TO BE DONE = The listing below should be printed exactly, every line of it. Skip the pictures.

╭─ PROVIDED MATERIAL

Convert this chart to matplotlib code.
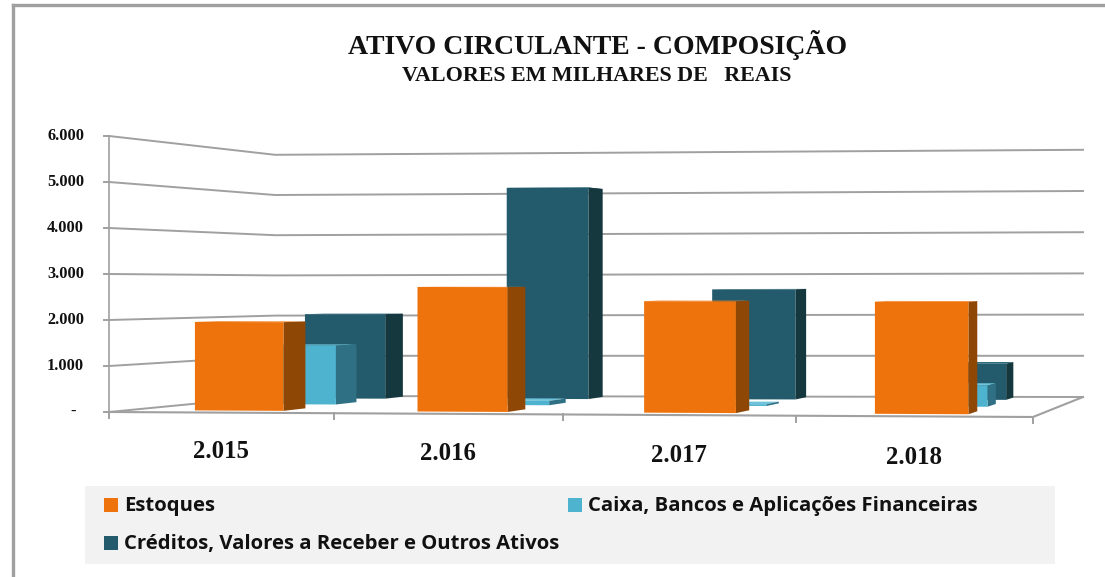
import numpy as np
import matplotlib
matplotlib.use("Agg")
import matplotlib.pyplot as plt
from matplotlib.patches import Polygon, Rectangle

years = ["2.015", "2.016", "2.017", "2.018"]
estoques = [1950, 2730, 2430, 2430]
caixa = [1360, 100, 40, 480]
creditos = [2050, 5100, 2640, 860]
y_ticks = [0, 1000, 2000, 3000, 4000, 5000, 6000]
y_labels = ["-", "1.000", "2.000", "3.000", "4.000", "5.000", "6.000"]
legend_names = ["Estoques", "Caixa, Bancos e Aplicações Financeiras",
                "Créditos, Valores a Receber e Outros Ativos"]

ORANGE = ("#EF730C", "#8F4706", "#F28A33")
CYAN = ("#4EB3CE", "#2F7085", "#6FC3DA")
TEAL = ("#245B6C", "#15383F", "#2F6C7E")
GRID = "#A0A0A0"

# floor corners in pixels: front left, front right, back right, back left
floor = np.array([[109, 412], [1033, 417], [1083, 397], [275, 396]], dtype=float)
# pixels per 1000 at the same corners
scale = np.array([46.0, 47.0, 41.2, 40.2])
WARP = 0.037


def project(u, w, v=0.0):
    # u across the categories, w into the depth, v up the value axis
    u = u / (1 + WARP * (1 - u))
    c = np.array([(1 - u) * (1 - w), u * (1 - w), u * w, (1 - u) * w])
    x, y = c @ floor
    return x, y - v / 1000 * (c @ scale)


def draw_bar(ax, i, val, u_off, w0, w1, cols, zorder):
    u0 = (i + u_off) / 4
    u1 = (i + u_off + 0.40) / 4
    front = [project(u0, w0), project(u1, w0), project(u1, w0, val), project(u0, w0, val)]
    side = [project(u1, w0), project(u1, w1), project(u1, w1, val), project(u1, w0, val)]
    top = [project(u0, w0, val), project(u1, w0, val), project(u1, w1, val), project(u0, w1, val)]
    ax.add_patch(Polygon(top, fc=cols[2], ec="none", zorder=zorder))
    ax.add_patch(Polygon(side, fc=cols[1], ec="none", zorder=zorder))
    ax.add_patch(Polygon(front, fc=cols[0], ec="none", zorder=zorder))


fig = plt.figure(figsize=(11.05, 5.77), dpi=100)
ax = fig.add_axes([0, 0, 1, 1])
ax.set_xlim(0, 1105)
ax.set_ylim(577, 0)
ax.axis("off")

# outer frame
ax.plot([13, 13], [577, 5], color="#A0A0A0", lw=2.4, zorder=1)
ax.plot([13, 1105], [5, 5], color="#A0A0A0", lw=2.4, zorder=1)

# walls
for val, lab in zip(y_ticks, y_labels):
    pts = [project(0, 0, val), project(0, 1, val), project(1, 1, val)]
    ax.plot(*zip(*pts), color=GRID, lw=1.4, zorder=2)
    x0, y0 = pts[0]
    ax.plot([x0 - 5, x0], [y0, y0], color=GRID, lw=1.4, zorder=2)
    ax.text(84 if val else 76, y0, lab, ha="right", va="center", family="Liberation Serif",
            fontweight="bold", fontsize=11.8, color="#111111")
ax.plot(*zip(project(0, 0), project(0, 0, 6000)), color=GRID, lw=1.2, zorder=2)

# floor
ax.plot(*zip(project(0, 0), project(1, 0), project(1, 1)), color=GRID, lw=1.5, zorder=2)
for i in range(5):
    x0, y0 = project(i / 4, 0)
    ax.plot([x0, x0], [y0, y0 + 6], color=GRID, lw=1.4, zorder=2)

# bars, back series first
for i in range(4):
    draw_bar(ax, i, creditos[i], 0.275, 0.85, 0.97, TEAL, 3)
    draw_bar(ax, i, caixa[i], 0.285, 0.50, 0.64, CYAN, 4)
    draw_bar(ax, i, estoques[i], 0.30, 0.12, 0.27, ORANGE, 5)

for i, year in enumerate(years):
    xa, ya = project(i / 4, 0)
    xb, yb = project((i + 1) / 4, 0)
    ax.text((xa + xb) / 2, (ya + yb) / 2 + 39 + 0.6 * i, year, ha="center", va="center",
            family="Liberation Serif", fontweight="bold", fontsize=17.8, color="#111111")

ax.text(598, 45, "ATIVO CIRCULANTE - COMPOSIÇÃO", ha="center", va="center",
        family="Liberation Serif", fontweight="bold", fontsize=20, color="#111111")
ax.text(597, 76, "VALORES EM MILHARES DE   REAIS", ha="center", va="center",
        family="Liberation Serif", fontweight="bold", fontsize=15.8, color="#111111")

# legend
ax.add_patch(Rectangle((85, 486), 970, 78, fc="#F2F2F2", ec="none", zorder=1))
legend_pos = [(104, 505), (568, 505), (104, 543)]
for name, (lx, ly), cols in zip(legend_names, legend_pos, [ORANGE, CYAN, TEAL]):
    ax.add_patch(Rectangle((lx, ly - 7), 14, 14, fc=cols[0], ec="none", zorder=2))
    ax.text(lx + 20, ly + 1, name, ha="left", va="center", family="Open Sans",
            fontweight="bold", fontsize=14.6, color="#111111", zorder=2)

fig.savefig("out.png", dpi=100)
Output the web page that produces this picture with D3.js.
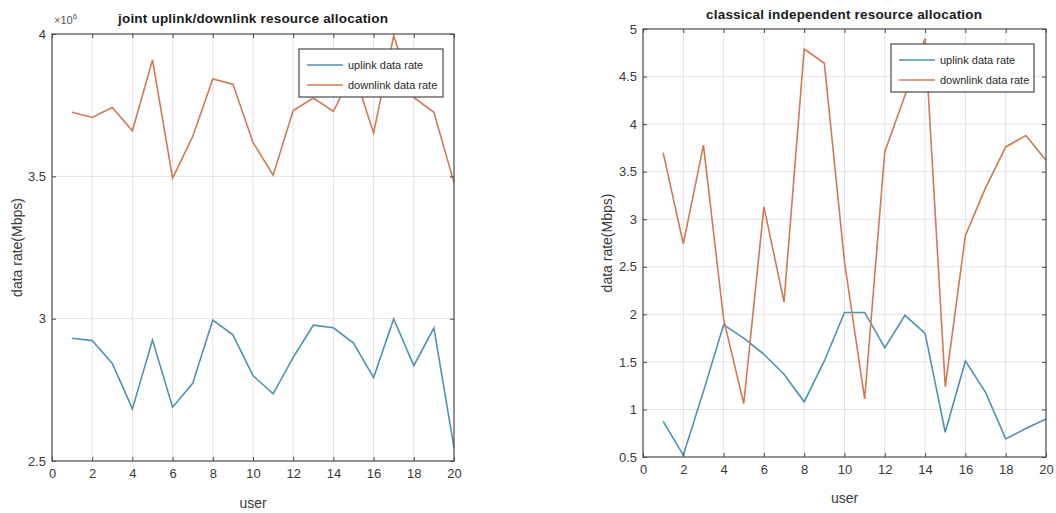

╰─

RESULT OF THE EXERCISE =
Convert this chart to matplotlib code.
import numpy as np
import matplotlib
matplotlib.use("Agg")
import matplotlib.pyplot as plt
from matplotlib.patches import Polygon, Rectangle

years = ["2.015", "2.016", "2.017", "2.018"]
estoques = [1950, 2730, 2430, 2430]
caixa = [1360, 100, 40, 480]
creditos = [2050, 5100, 2640, 860]
y_ticks = [0, 1000, 2000, 3000, 4000, 5000, 6000]
y_labels = ["-", "1.000", "2.000", "3.000", "4.000", "5.000", "6.000"]
legend_names = ["Estoques", "Caixa, Bancos e Aplicações Financeiras",
                "Créditos, Valores a Receber e Outros Ativos"]

ORANGE = ("#EF730C", "#8F4706", "#F28A33")
CYAN = ("#4EB3CE", "#2F7085", "#6FC3DA")
TEAL = ("#245B6C", "#15383F", "#2F6C7E")
GRID = "#A0A0A0"

# floor corners in pixels: front left, front right, back right, back left
floor = np.array([[109, 412], [1033, 417], [1083, 397], [275, 396]], dtype=float)
# pixels per 1000 at the same corners
scale = np.array([46.0, 47.0, 41.2, 40.2])
WARP = 0.037


def project(u, w, v=0.0):
    # u across the categories, w into the depth, v up the value axis
    u = u / (1 + WARP * (1 - u))
    c = np.array([(1 - u) * (1 - w), u * (1 - w), u * w, (1 - u) * w])
    x, y = c @ floor
    return x, y - v / 1000 * (c @ scale)


def draw_bar(ax, i, val, u_off, w0, w1, cols, zorder):
    u0 = (i + u_off) / 4
    u1 = (i + u_off + 0.40) / 4
    front = [project(u0, w0), project(u1, w0), project(u1, w0, val), project(u0, w0, val)]
    side = [project(u1, w0), project(u1, w1), project(u1, w1, val), project(u1, w0, val)]
    top = [project(u0, w0, val), project(u1, w0, val), project(u1, w1, val), project(u0, w1, val)]
    ax.add_patch(Polygon(top, fc=cols[2], ec="none", zorder=zorder))
    ax.add_patch(Polygon(side, fc=cols[1], ec="none", zorder=zorder))
    ax.add_patch(Polygon(front, fc=cols[0], ec="none", zorder=zorder))


fig = plt.figure(figsize=(11.05, 5.77), dpi=100)
ax = fig.add_axes([0, 0, 1, 1])
ax.set_xlim(0, 1105)
ax.set_ylim(577, 0)
ax.axis("off")

# outer frame
ax.plot([13, 13], [577, 5], color="#A0A0A0", lw=2.4, zorder=1)
ax.plot([13, 1105], [5, 5], color="#A0A0A0", lw=2.4, zorder=1)

# walls
for val, lab in zip(y_ticks, y_labels):
    pts = [project(0, 0, val), project(0, 1, val), project(1, 1, val)]
    ax.plot(*zip(*pts), color=GRID, lw=1.4, zorder=2)
    x0, y0 = pts[0]
    ax.plot([x0 - 5, x0], [y0, y0], color=GRID, lw=1.4, zorder=2)
    ax.text(84 if val else 76, y0, lab, ha="right", va="center", family="Liberation Serif",
            fontweight="bold", fontsize=11.8, color="#111111")
ax.plot(*zip(project(0, 0), project(0, 0, 6000)), color=GRID, lw=1.2, zorder=2)

# floor
ax.plot(*zip(project(0, 0), project(1, 0), project(1, 1)), color=GRID, lw=1.5, zorder=2)
for i in range(5):
    x0, y0 = project(i / 4, 0)
    ax.plot([x0, x0], [y0, y0 + 6], color=GRID, lw=1.4, zorder=2)

# bars, back series first
for i in range(4):
    draw_bar(ax, i, creditos[i], 0.275, 0.85, 0.97, TEAL, 3)
    draw_bar(ax, i, caixa[i], 0.285, 0.50, 0.64, CYAN, 4)
    draw_bar(ax, i, estoques[i], 0.30, 0.12, 0.27, ORANGE, 5)

for i, year in enumerate(years):
    xa, ya = project(i / 4, 0)
    xb, yb = project((i + 1) / 4, 0)
    ax.text((xa + xb) / 2, (ya + yb) / 2 + 39 + 0.6 * i, year, ha="center", va="center",
            family="Liberation Serif", fontweight="bold", fontsize=17.8, color="#111111")

ax.text(598, 45, "ATIVO CIRCULANTE - COMPOSIÇÃO", ha="center", va="center",
        family="Liberation Serif", fontweight="bold", fontsize=20, color="#111111")
ax.text(597, 76, "VALORES EM MILHARES DE   REAIS", ha="center", va="center",
        family="Liberation Serif", fontweight="bold", fontsize=15.8, color="#111111")

# legend
ax.add_patch(Rectangle((85, 486), 970, 78, fc="#F2F2F2", ec="none", zorder=1))
legend_pos = [(104, 505), (568, 505), (104, 543)]
for name, (lx, ly), cols in zip(legend_names, legend_pos, [ORANGE, CYAN, TEAL]):
    ax.add_patch(Rectangle((lx, ly - 7), 14, 14, fc=cols[0], ec="none", zorder=2))
    ax.text(lx + 20, ly + 1, name, ha="left", va="center", family="Open Sans",
            fontweight="bold", fontsize=14.6, color="#111111", zorder=2)

fig.savefig("out.png", dpi=100)
Output the web page that produces this picture with D3.js.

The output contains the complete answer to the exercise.